▸ Objective:
Below is some material; set it all down exactly, apart from the pictures.

--- Start of Exercise input ---

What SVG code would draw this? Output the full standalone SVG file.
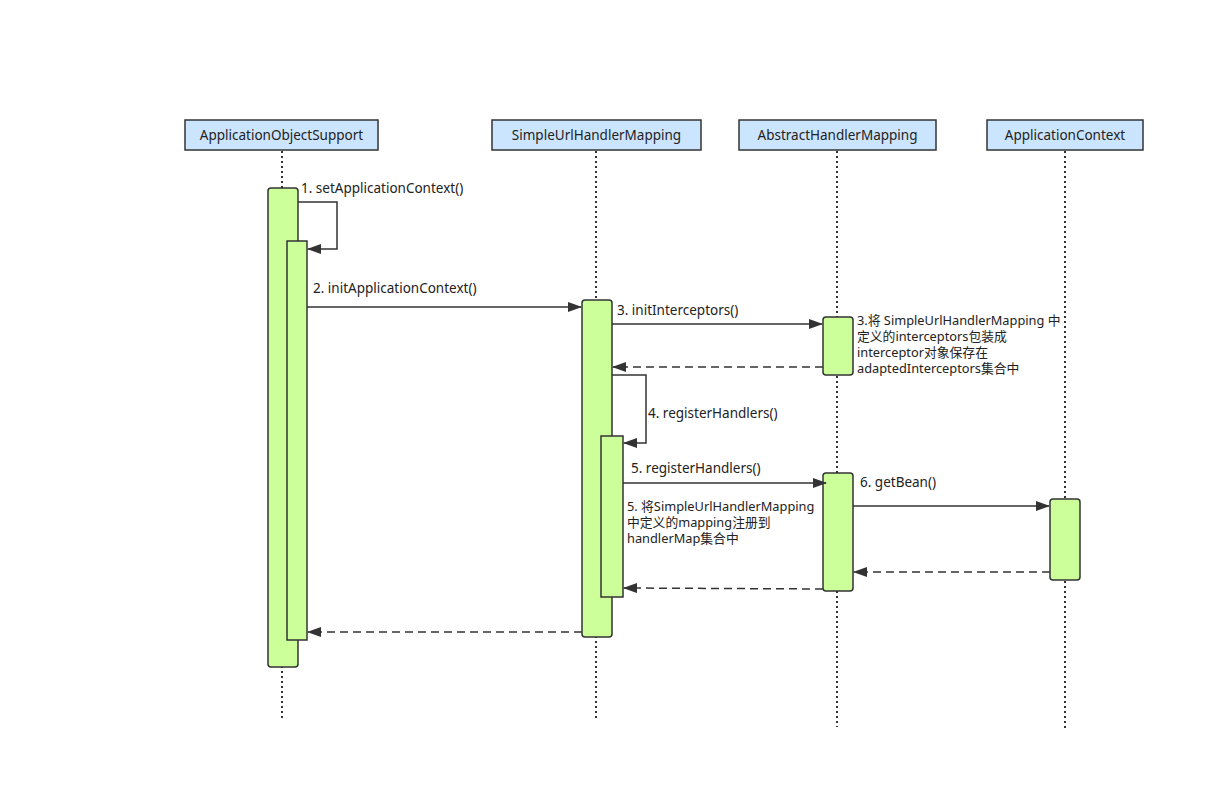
<svg xmlns="http://www.w3.org/2000/svg" width="1205" height="791" viewBox="0 0 1205 791">
<defs>
<marker id="arr" markerWidth="14" markerHeight="10" refX="13" refY="5" orient="auto" markerUnits="userSpaceOnUse">
<path d="M0,0 L14,5 L0,10 Z" fill="#333"/>
</marker>
<style>
text{font-family:"Noto Sans","Noto Sans CJK SC",sans-serif;font-size:13.5px;fill:#222}
.note{font-size:12.8px}
.hdr{fill:#cce5ff;stroke:#333;stroke-width:1.5}
.life{stroke:#333;stroke-width:2;stroke-dasharray:2,3;fill:none}
.act{fill:#ccff99;stroke:#333;stroke-width:1.5}
.msg{stroke:#333;stroke-width:1.5;fill:none;marker-end:url(#arr)}
.ret{stroke:#333;stroke-width:1.5;fill:none;stroke-dasharray:8,5;marker-end:url(#arr)}
.c{text-anchor:middle}
</style>
</defs>
<rect width="1205" height="791" fill="#fff"/>
<g id="lifelines">
<line class="life" x1="282" y1="151" x2="282" y2="720"/>
<line class="life" x1="596" y1="151" x2="596" y2="720"/>
<line class="life" x1="837" y1="151" x2="837" y2="727"/>
<line class="life" x1="1065" y1="151" x2="1065" y2="730"/>
</g>
<g id="ApplicationObjectSupport">
<rect class="hdr" x="185" y="120" width="193" height="30"/>
<text class="c" x="281.5" y="140">ApplicationObjectSupport</text>
<rect class="act" x="268" y="188" width="30" height="479" rx="3"/>
<rect class="act" x="287" y="241" width="20" height="399"/>
</g>
<g id="SimpleUrlHandlerMapping">
<rect class="hdr" x="492" y="120" width="209" height="30"/>
<text class="c" x="596.5" y="140">SimpleUrlHandlerMapping</text>
<rect class="act" x="582" y="300" width="30" height="337" rx="3"/>
<rect class="act" x="601" y="436" width="22" height="161"/>
</g>
<g id="AbstractHandlerMapping">
<rect class="hdr" x="739" y="120" width="197" height="30"/>
<text class="c" x="837.5" y="140">AbstractHandlerMapping</text>
<rect class="act" x="823" y="317" width="30" height="58" rx="3"/>
<rect class="act" x="823" y="473" width="30" height="118" rx="3"/>
</g>
<g id="ApplicationContext">
<rect class="hdr" x="987" y="120" width="156" height="30"/>
<text class="c" x="1065" y="140">ApplicationContext</text>
<rect class="act" x="1050" y="499" width="30" height="81" rx="3"/>
</g>
<g id="connectors">
<polyline class="msg" points="298,202 337,202 337,249 308,249"/>
<line class="msg" x1="307" y1="307" x2="581" y2="307"/>
<line class="msg" x1="612" y1="324" x2="822" y2="324"/>
<line class="ret" x1="823" y1="367" x2="613" y2="367"/>
<polyline class="msg" points="612,375 646,375 646,443 624,443"/>
<line class="msg" x1="623" y1="483" x2="826" y2="483"/>
<line class="msg" x1="853" y1="506" x2="1049" y2="506"/>
<line class="ret" x1="1050" y1="572" x2="854" y2="572"/>
<line class="ret" x1="823" y1="589" x2="624" y2="588"/>
<line class="ret" x1="582" y1="632" x2="308" y2="632"/>
</g>
<g id="labels">
<text x="301" y="193">1. setApplicationContext()</text>
<text x="313" y="293">2. initApplicationContext()</text>
<text x="617" y="315">3. initInterceptors()</text>
<text class="note" x="857" y="325">3.将 SimpleUrlHandlerMapping 中</text>
<text class="note" x="857" y="341">定义的interceptors包装成</text>
<text class="note" x="857" y="357">interceptor对象保存在</text>
<text class="note" x="857" y="373">adaptedInterceptors集合中</text>
<text x="648" y="418">4. registerHandlers()</text>
<text x="631" y="473">5. registerHandlers()</text>
<text class="note" x="627" y="511">5. 将SimpleUrlHandlerMapping</text>
<text class="note" x="627" y="527">中定义的mapping注册到</text>
<text class="note" x="627" y="543">handlerMap集合中</text>
<text x="860" y="487">6. getBean()</text>
</g>
</svg>
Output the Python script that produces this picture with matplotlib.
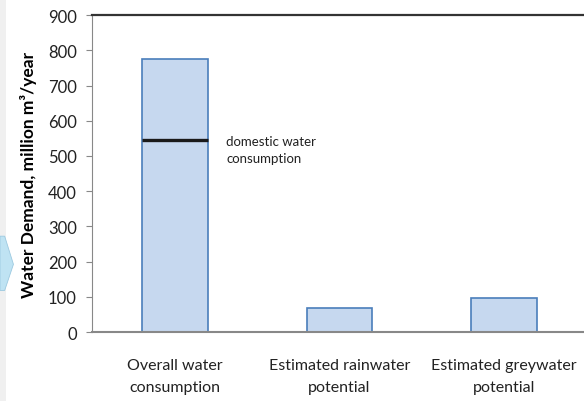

--- End of Exercise input ---

▸ Task response:
What SVG code would draw this? Output the full standalone SVG file.
<svg xmlns="http://www.w3.org/2000/svg" width="1205" height="791" viewBox="0 0 1205 791">
<defs>
<marker id="arr" markerWidth="14" markerHeight="10" refX="13" refY="5" orient="auto" markerUnits="userSpaceOnUse">
<path d="M0,0 L14,5 L0,10 Z" fill="#333"/>
</marker>
<style>
text{font-family:"Noto Sans","Noto Sans CJK SC",sans-serif;font-size:13.5px;fill:#222}
.note{font-size:12.8px}
.hdr{fill:#cce5ff;stroke:#333;stroke-width:1.5}
.life{stroke:#333;stroke-width:2;stroke-dasharray:2,3;fill:none}
.act{fill:#ccff99;stroke:#333;stroke-width:1.5}
.msg{stroke:#333;stroke-width:1.5;fill:none;marker-end:url(#arr)}
.ret{stroke:#333;stroke-width:1.5;fill:none;stroke-dasharray:8,5;marker-end:url(#arr)}
.c{text-anchor:middle}
</style>
</defs>
<rect width="1205" height="791" fill="#fff"/>
<g id="lifelines">
<line class="life" x1="282" y1="151" x2="282" y2="720"/>
<line class="life" x1="596" y1="151" x2="596" y2="720"/>
<line class="life" x1="837" y1="151" x2="837" y2="727"/>
<line class="life" x1="1065" y1="151" x2="1065" y2="730"/>
</g>
<g id="ApplicationObjectSupport">
<rect class="hdr" x="185" y="120" width="193" height="30"/>
<text class="c" x="281.5" y="140">ApplicationObjectSupport</text>
<rect class="act" x="268" y="188" width="30" height="479" rx="3"/>
<rect class="act" x="287" y="241" width="20" height="399"/>
</g>
<g id="SimpleUrlHandlerMapping">
<rect class="hdr" x="492" y="120" width="209" height="30"/>
<text class="c" x="596.5" y="140">SimpleUrlHandlerMapping</text>
<rect class="act" x="582" y="300" width="30" height="337" rx="3"/>
<rect class="act" x="601" y="436" width="22" height="161"/>
</g>
<g id="AbstractHandlerMapping">
<rect class="hdr" x="739" y="120" width="197" height="30"/>
<text class="c" x="837.5" y="140">AbstractHandlerMapping</text>
<rect class="act" x="823" y="317" width="30" height="58" rx="3"/>
<rect class="act" x="823" y="473" width="30" height="118" rx="3"/>
</g>
<g id="ApplicationContext">
<rect class="hdr" x="987" y="120" width="156" height="30"/>
<text class="c" x="1065" y="140">ApplicationContext</text>
<rect class="act" x="1050" y="499" width="30" height="81" rx="3"/>
</g>
<g id="connectors">
<polyline class="msg" points="298,202 337,202 337,249 308,249"/>
<line class="msg" x1="307" y1="307" x2="581" y2="307"/>
<line class="msg" x1="612" y1="324" x2="822" y2="324"/>
<line class="ret" x1="823" y1="367" x2="613" y2="367"/>
<polyline class="msg" points="612,375 646,375 646,443 624,443"/>
<line class="msg" x1="623" y1="483" x2="826" y2="483"/>
<line class="msg" x1="853" y1="506" x2="1049" y2="506"/>
<line class="ret" x1="1050" y1="572" x2="854" y2="572"/>
<line class="ret" x1="823" y1="589" x2="624" y2="588"/>
<line class="ret" x1="582" y1="632" x2="308" y2="632"/>
</g>
<g id="labels">
<text x="301" y="193">1. setApplicationContext()</text>
<text x="313" y="293">2. initApplicationContext()</text>
<text x="617" y="315">3. initInterceptors()</text>
<text class="note" x="857" y="325">3.将 SimpleUrlHandlerMapping 中</text>
<text class="note" x="857" y="341">定义的interceptors包装成</text>
<text class="note" x="857" y="357">interceptor对象保存在</text>
<text class="note" x="857" y="373">adaptedInterceptors集合中</text>
<text x="648" y="418">4. registerHandlers()</text>
<text x="631" y="473">5. registerHandlers()</text>
<text class="note" x="627" y="511">5. 将SimpleUrlHandlerMapping</text>
<text class="note" x="627" y="527">中定义的mapping注册到</text>
<text class="note" x="627" y="543">handlerMap集合中</text>
<text x="860" y="487">6. getBean()</text>
</g>
</svg>
Output the Python script that produces this picture with matplotlib.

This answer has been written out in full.